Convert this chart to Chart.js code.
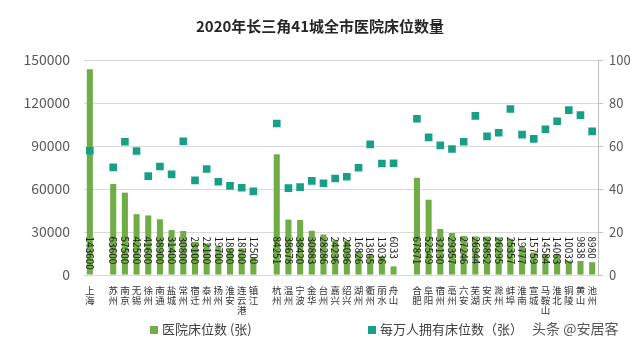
<!DOCTYPE html>
<html>
<head>
<meta charset="utf-8">
<script src="https://cdn.jsdelivr.net/npm/chart.js"></script>
<style>
    body { margin: 0; background: #fff; }
    #wrap { position: relative; width: 640px; height: 352px; font-family: "Noto Sans CJK SC", sans-serif; }
    #chart { position: absolute; left: 0; top: 0; }
    .leg { position: absolute; top: 319px; font-size: 13px; color: #404040; white-space: nowrap; }
    .leg i { display: inline-block; width: 8px; height: 8px; margin-right: 4px; vertical-align: 0px; }
    .mark { position: absolute; left: 532px; top: 318px; font-size: 14px; color: #555; white-space: nowrap; }
</style>
</head>
<body>
<div id="wrap">
    <canvas id="chart" width="640" height="352"></canvas>
    <div class="leg" style="left:150px"><i style="background:#70ad47"></i>医院床位数 (张)</div>
    <div class="leg" style="left:368px"><i style="background:#17a085"></i>每万人拥有床位数（张）</div>
    <div class="mark">头条 @安居客</div>
</div>
<script>
    // empty strings are the gaps between provinces
    const cities = ['上海', '',
        '苏州', '南京', '无锡', '徐州', '南通', '盐城', '常州', '宿迁', '泰州', '扬州', '淮安', '连云港', '镇江', '',
        '杭州', '温州', '宁波', '金华', '台州', '嘉兴', '绍兴', '湖州', '衢州', '丽水', '舟山', '',
        '合肥', '阜阳', '宿州', '亳州', '六安', '芜湖', '安庆', '滁州', '蚌埠', '淮南', '宣城', '马鞍山', '淮北', '铜陵', '黄山', '池州'];

    const beds = [143600, null,
        63600, 57500, 42500, 41600, 38900, 31400, 30800, 23100, 22100, 19700, 18900, 18700, 12500, null,
        84251, 38678, 38420, 30883, 28286, 24236, 24096, 16826, 13865, 13036, 6033, null,
        67871, 52549, 32130, 29357, 27246, 26944, 26852, 26295, 25357, 19777, 15759, 14584, 14063, 10032, 9838, 8980];

    const bedsPer10k = [57.8, null,
        50.1, 62, 57.7, 46, 50.5, 46.8, 62.2, 44, 49.3, 43.4, 41.5, 40.6, 38.9, null,
        70.5, 40.4, 40.9, 43.8, 42.7, 44.9, 45.7, 49.9, 60.8, 51.9, 52, null,
        72.7, 64, 60.3, 58.6, 62, 74, 64.5, 66.2, 77.2, 65.3, 63.3, 67.8, 71.5, 76.7, 74.4, 66.8];

    const fontName = '"Noto Sans CJK SC", sans-serif';

    // value written vertically inside the foot of each bar
    const barValues = {
        id: 'barValues',
        afterDatasetsDraw(chart) {
            const ctx = chart.ctx;
            const meta = chart.getDatasetMeta(0);
            ctx.save();
            ctx.font = '10px ' + fontName;
            ctx.fillStyle = '#1a1a1a';
            ctx.textAlign = 'left';
            ctx.textBaseline = 'middle';
            meta.data.forEach((bar, i) => {
                if (beds[i] == null) return;
                ctx.save();
                ctx.translate(bar.x, bar.base - 38);
                ctx.rotate(Math.PI / 2);
                ctx.fillText(String(beds[i]), 0, 0);
                ctx.restore();
            });
            ctx.restore();
        }
    };

    new Chart(document.getElementById('chart'), {
        data: {
            labels: cities,
            datasets: [{
                type: 'bar',
                label: '医院床位数 (张)',
                data: beds,
                backgroundColor: '#70ad47',
                barPercentage: 0.52,
                categoryPercentage: 1,
                yAxisID: 'y',
                order: 2
            }, {
                type: 'line',
                label: '每万人拥有床位数（张）',
                data: bedsPer10k,
                showLine: false,
                pointStyle: 'rect',
                pointRadius: 5.4,
                pointBackgroundColor: '#17a085',
                pointBorderWidth: 0,
                yAxisID: 'y1',
                order: 1
            }]
        },
        options: {
            responsive: false,
            animation: false,
            layout: { padding: { top: 8, bottom: 35, left: 0, right: 0 } },
            plugins: {
                legend: { display: false },
                tooltip: { enabled: false },
                title: {
                    display: true,
                    text: '2020年长三角41城全市医院床位数量',
                    font: { family: fontName, size: 15, weight: 'bold' },
                    color: '#262626',
                    padding: { top: 9, bottom: 25 }
                }
            },
            scales: {
                x: {
                    grid: { display: false },
                    border: { display: false },
                    ticks: {
                        autoSkip: false,
                        maxRotation: 0,
                        minRotation: 0,
                        padding: 2,
                        color: '#333',
                        font: { family: fontName, size: 9.5, lineHeight: 1.05 },
                        callback: (v, i) => cities[i].split('')
                    }
                },
                y: {
                    position: 'left',
                    min: 0,
                    max: 150000,
                    ticks: {
                        stepSize: 30000,
                        color: '#595959',
                        font: { family: fontName, size: 14 },
                        padding: 14,
                        callback: v => String(v)
                    },
                    grid: { color: '#d9d9d9', drawTicks: false },
                    border: { display: false },
                    afterFit(scale) { scale.width = 84; }
                },
                y1: {
                    position: 'right',
                    min: 0,
                    max: 100,
                    ticks: {
                        stepSize: 20,
                        color: '#595959',
                        font: { family: fontName, size: 13 },
                        padding: 6
                    },
                    grid: { drawOnChartArea: false, color: '#bfbfbf', tickLength: 5 },
                    border: { display: true, color: '#bfbfbf' },
                    afterFit(scale) { scale.width = 42; }
                }
            }
        },
        plugins: [barValues]
    });
</script>
</body>
</html>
* * * *
Copy the data character for character, but drop all pictures from the copy.

Convert this chart to Chart.js code.
<!DOCTYPE html>
<html>
<head>
<meta charset="utf-8">
<script src="https://cdn.jsdelivr.net/npm/chart.js"></script>
<style>
    body { margin: 0; background: #fff; }
    #wrap { position: relative; width: 640px; height: 352px; font-family: "Noto Sans CJK SC", sans-serif; }
    #chart { position: absolute; left: 0; top: 0; }
    .leg { position: absolute; top: 319px; font-size: 13px; color: #404040; white-space: nowrap; }
    .leg i { display: inline-block; width: 8px; height: 8px; margin-right: 4px; vertical-align: 0px; }
    .mark { position: absolute; left: 532px; top: 318px; font-size: 14px; color: #555; white-space: nowrap; }
</style>
</head>
<body>
<div id="wrap">
    <canvas id="chart" width="640" height="352"></canvas>
    <div class="leg" style="left:150px"><i style="background:#70ad47"></i>医院床位数 (张)</div>
    <div class="leg" style="left:368px"><i style="background:#17a085"></i>每万人拥有床位数（张）</div>
    <div class="mark">头条 @安居客</div>
</div>
<script>
    // empty strings are the gaps between provinces
    const cities = ['上海', '',
        '苏州', '南京', '无锡', '徐州', '南通', '盐城', '常州', '宿迁', '泰州', '扬州', '淮安', '连云港', '镇江', '',
        '杭州', '温州', '宁波', '金华', '台州', '嘉兴', '绍兴', '湖州', '衢州', '丽水', '舟山', '',
        '合肥', '阜阳', '宿州', '亳州', '六安', '芜湖', '安庆', '滁州', '蚌埠', '淮南', '宣城', '马鞍山', '淮北', '铜陵', '黄山', '池州'];

    const beds = [143600, null,
        63600, 57500, 42500, 41600, 38900, 31400, 30800, 23100, 22100, 19700, 18900, 18700, 12500, null,
        84251, 38678, 38420, 30883, 28286, 24236, 24096, 16826, 13865, 13036, 6033, null,
        67871, 52549, 32130, 29357, 27246, 26944, 26852, 26295, 25357, 19777, 15759, 14584, 14063, 10032, 9838, 8980];

    const bedsPer10k = [57.8, null,
        50.1, 62, 57.7, 46, 50.5, 46.8, 62.2, 44, 49.3, 43.4, 41.5, 40.6, 38.9, null,
        70.5, 40.4, 40.9, 43.8, 42.7, 44.9, 45.7, 49.9, 60.8, 51.9, 52, null,
        72.7, 64, 60.3, 58.6, 62, 74, 64.5, 66.2, 77.2, 65.3, 63.3, 67.8, 71.5, 76.7, 74.4, 66.8];

    const fontName = '"Noto Sans CJK SC", sans-serif';

    // value written vertically inside the foot of each bar
    const barValues = {
        id: 'barValues',
        afterDatasetsDraw(chart) {
            const ctx = chart.ctx;
            const meta = chart.getDatasetMeta(0);
            ctx.save();
            ctx.font = '10px ' + fontName;
            ctx.fillStyle = '#1a1a1a';
            ctx.textAlign = 'left';
            ctx.textBaseline = 'middle';
            meta.data.forEach((bar, i) => {
                if (beds[i] == null) return;
                ctx.save();
                ctx.translate(bar.x, bar.base - 38);
                ctx.rotate(Math.PI / 2);
                ctx.fillText(String(beds[i]), 0, 0);
                ctx.restore();
            });
            ctx.restore();
        }
    };

    new Chart(document.getElementById('chart'), {
        data: {
            labels: cities,
            datasets: [{
                type: 'bar',
                label: '医院床位数 (张)',
                data: beds,
                backgroundColor: '#70ad47',
                barPercentage: 0.52,
                categoryPercentage: 1,
                yAxisID: 'y',
                order: 2
            }, {
                type: 'line',
                label: '每万人拥有床位数（张）',
                data: bedsPer10k,
                showLine: false,
                pointStyle: 'rect',
                pointRadius: 5.4,
                pointBackgroundColor: '#17a085',
                pointBorderWidth: 0,
                yAxisID: 'y1',
                order: 1
            }]
        },
        options: {
            responsive: false,
            animation: false,
            layout: { padding: { top: 8, bottom: 35, left: 0, right: 0 } },
            plugins: {
                legend: { display: false },
                tooltip: { enabled: false },
                title: {
                    display: true,
                    text: '2020年长三角41城全市医院床位数量',
                    font: { family: fontName, size: 15, weight: 'bold' },
                    color: '#262626',
                    padding: { top: 9, bottom: 25 }
                }
            },
            scales: {
                x: {
                    grid: { display: false },
                    border: { display: false },
                    ticks: {
                        autoSkip: false,
                        maxRotation: 0,
                        minRotation: 0,
                        padding: 2,
                        color: '#333',
                        font: { family: fontName, size: 9.5, lineHeight: 1.05 },
                        callback: (v, i) => cities[i].split('')
                    }
                },
                y: {
                    position: 'left',
                    min: 0,
                    max: 150000,
                    ticks: {
                        stepSize: 30000,
                        color: '#595959',
                        font: { family: fontName, size: 14 },
                        padding: 14,
                        callback: v => String(v)
                    },
                    grid: { color: '#d9d9d9', drawTicks: false },
                    border: { display: false },
                    afterFit(scale) { scale.width = 84; }
                },
                y1: {
                    position: 'right',
                    min: 0,
                    max: 100,
                    ticks: {
                        stepSize: 20,
                        color: '#595959',
                        font: { family: fontName, size: 13 },
                        padding: 6
                    },
                    grid: { drawOnChartArea: false, color: '#bfbfbf', tickLength: 5 },
                    border: { display: true, color: '#bfbfbf' },
                    afterFit(scale) { scale.width = 42; }
                }
            }
        },
        plugins: [barValues]
    });
</script>
</body>
</html>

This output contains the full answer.